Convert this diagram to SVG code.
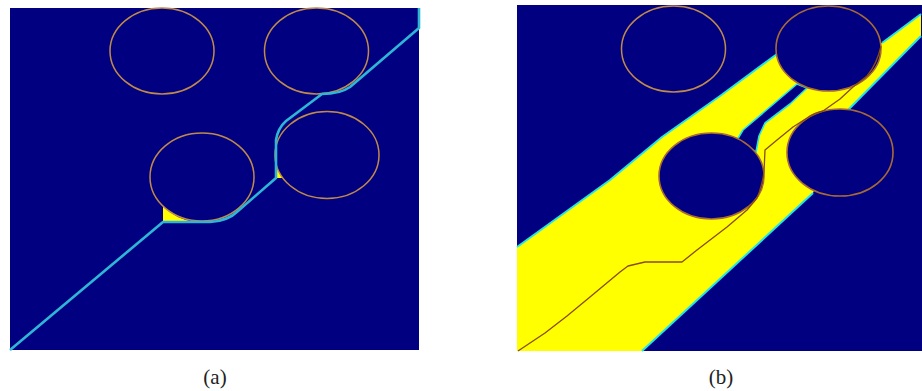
<svg xmlns="http://www.w3.org/2000/svg" width="922" height="391" viewBox="0 0 922 391">
<style>
.bg{fill:#000080}
.ring{fill:#000080;stroke:#c08a4a;stroke-width:1.5}
.ringb{fill:#000080;stroke:#a86a34;stroke-width:1.6}
.cy{fill:none;stroke:#2fb6d6;stroke-width:2.6;stroke-linejoin:round}
.yel{fill:#ffff00}
.edge{fill:none;stroke:#22e6e6;stroke-width:2;stroke-linejoin:round}
.gap{fill:#000080;stroke:#22e6e6;stroke-width:1.6;stroke-linejoin:round}
.route{fill:none;stroke:#8a4a10;stroke-width:1.3;stroke-linejoin:round}
.lbl{font-family:"Liberation Serif",serif;font-size:21px;fill:#222;text-anchor:middle}
</style>
<rect width="922" height="391" fill="#ffffff"/>
<g id="panel-a">
  <rect class="bg" x="10" y="8" width="409" height="342"/>
  <path class="yel" d="M163,206 L163,222 L195,222 A52,44 0 0 1 163,206 Z"/>
  <path class="yel" d="M276,158 L276,178 L283,178 A52,43.5 0 0 1 276,158 Z"/>
  <ellipse id="a-circle1" class="ring" cx="162" cy="51" rx="52" ry="43"/>
  <ellipse id="a-circle2" class="ring" cx="316.5" cy="51" rx="52" ry="43"/>
  <ellipse id="a-circle3" class="ring" cx="202" cy="177" rx="52" ry="44"/>
  <ellipse id="a-circle4" class="ring" cx="327" cy="155" rx="52" ry="43.5"/>
  <path id="a-path" class="cy" d="M10,350 L163,222 L210,222 Q228,221 238,211 L276,178 L276,140 Q278,128 286,121 L322,94 Q340,94 350,87 L419,28 L419,8"/>
  <text class="lbl" x="215" y="384">(a)</text>
</g>
<g id="panel-b">
  <rect class="bg" x="517" y="5" width="405" height="346"/>
  <polygon class="yel" points="517,247 610,180 662,137 720,96 777,54 830,46 882,43 921,14 921,36 848,110 813,193 642,351 517,351"/>
  <polyline class="edge" points="517,247 610,180 662,137 720,96 777,54"/>
  <polyline class="edge" points="882,43 921,14"/>
  <polyline class="edge" points="642,351 813,193"/>
  <polyline class="edge" points="848,110 921,36"/>
  <polygon class="gap" points="797,84 743,130 737,140 756,152 759,136 765,123 790,104 807,88"/>
  <ellipse id="b-circle1" class="ring" cx="673.5" cy="49" rx="52" ry="43"/>
  <ellipse id="b-circle2" class="ringb" cx="828.5" cy="48.5" rx="52.5" ry="42.5"/>
  <ellipse id="b-circle3" class="ringb" cx="711.5" cy="176" rx="52.5" ry="43"/>
  <ellipse id="b-circle4" class="ringb" cx="840" cy="152.5" rx="53" ry="43.5"/>
  <path id="b-path" class="route" d="M518,351 L545,333 L567,316 L590,297 L620,272 L628,266 L645,262 L682,262 L697,250 L727,227 L747,210 L757,198 Q762,186 764,172 L765,150 L777,140 L793,127 L807,118 Q814,113 823,111 L840,99 L853,87 L867,76 Q877,64 881,46"/>
  <text class="lbl" x="721" y="384">(b)</text>
</g>
</svg>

========

The data should be printed again unchanged; leave its pictures out.

* [Reply]:
Convert this diagram to SVG code.
<svg xmlns="http://www.w3.org/2000/svg" width="922" height="391" viewBox="0 0 922 391">
<style>
.bg{fill:#000080}
.ring{fill:#000080;stroke:#c08a4a;stroke-width:1.5}
.ringb{fill:#000080;stroke:#a86a34;stroke-width:1.6}
.cy{fill:none;stroke:#2fb6d6;stroke-width:2.6;stroke-linejoin:round}
.yel{fill:#ffff00}
.edge{fill:none;stroke:#22e6e6;stroke-width:2;stroke-linejoin:round}
.gap{fill:#000080;stroke:#22e6e6;stroke-width:1.6;stroke-linejoin:round}
.route{fill:none;stroke:#8a4a10;stroke-width:1.3;stroke-linejoin:round}
.lbl{font-family:"Liberation Serif",serif;font-size:21px;fill:#222;text-anchor:middle}
</style>
<rect width="922" height="391" fill="#ffffff"/>
<g id="panel-a">
  <rect class="bg" x="10" y="8" width="409" height="342"/>
  <path class="yel" d="M163,206 L163,222 L195,222 A52,44 0 0 1 163,206 Z"/>
  <path class="yel" d="M276,158 L276,178 L283,178 A52,43.5 0 0 1 276,158 Z"/>
  <ellipse id="a-circle1" class="ring" cx="162" cy="51" rx="52" ry="43"/>
  <ellipse id="a-circle2" class="ring" cx="316.5" cy="51" rx="52" ry="43"/>
  <ellipse id="a-circle3" class="ring" cx="202" cy="177" rx="52" ry="44"/>
  <ellipse id="a-circle4" class="ring" cx="327" cy="155" rx="52" ry="43.5"/>
  <path id="a-path" class="cy" d="M10,350 L163,222 L210,222 Q228,221 238,211 L276,178 L276,140 Q278,128 286,121 L322,94 Q340,94 350,87 L419,28 L419,8"/>
  <text class="lbl" x="215" y="384">(a)</text>
</g>
<g id="panel-b">
  <rect class="bg" x="517" y="5" width="405" height="346"/>
  <polygon class="yel" points="517,247 610,180 662,137 720,96 777,54 830,46 882,43 921,14 921,36 848,110 813,193 642,351 517,351"/>
  <polyline class="edge" points="517,247 610,180 662,137 720,96 777,54"/>
  <polyline class="edge" points="882,43 921,14"/>
  <polyline class="edge" points="642,351 813,193"/>
  <polyline class="edge" points="848,110 921,36"/>
  <polygon class="gap" points="797,84 743,130 737,140 756,152 759,136 765,123 790,104 807,88"/>
  <ellipse id="b-circle1" class="ring" cx="673.5" cy="49" rx="52" ry="43"/>
  <ellipse id="b-circle2" class="ringb" cx="828.5" cy="48.5" rx="52.5" ry="42.5"/>
  <ellipse id="b-circle3" class="ringb" cx="711.5" cy="176" rx="52.5" ry="43"/>
  <ellipse id="b-circle4" class="ringb" cx="840" cy="152.5" rx="53" ry="43.5"/>
  <path id="b-path" class="route" d="M518,351 L545,333 L567,316 L590,297 L620,272 L628,266 L645,262 L682,262 L697,250 L727,227 L747,210 L757,198 Q762,186 764,172 L765,150 L777,140 L793,127 L807,118 Q814,113 823,111 L840,99 L853,87 L867,76 Q877,64 881,46"/>
  <text class="lbl" x="721" y="384">(b)</text>
</g>
</svg>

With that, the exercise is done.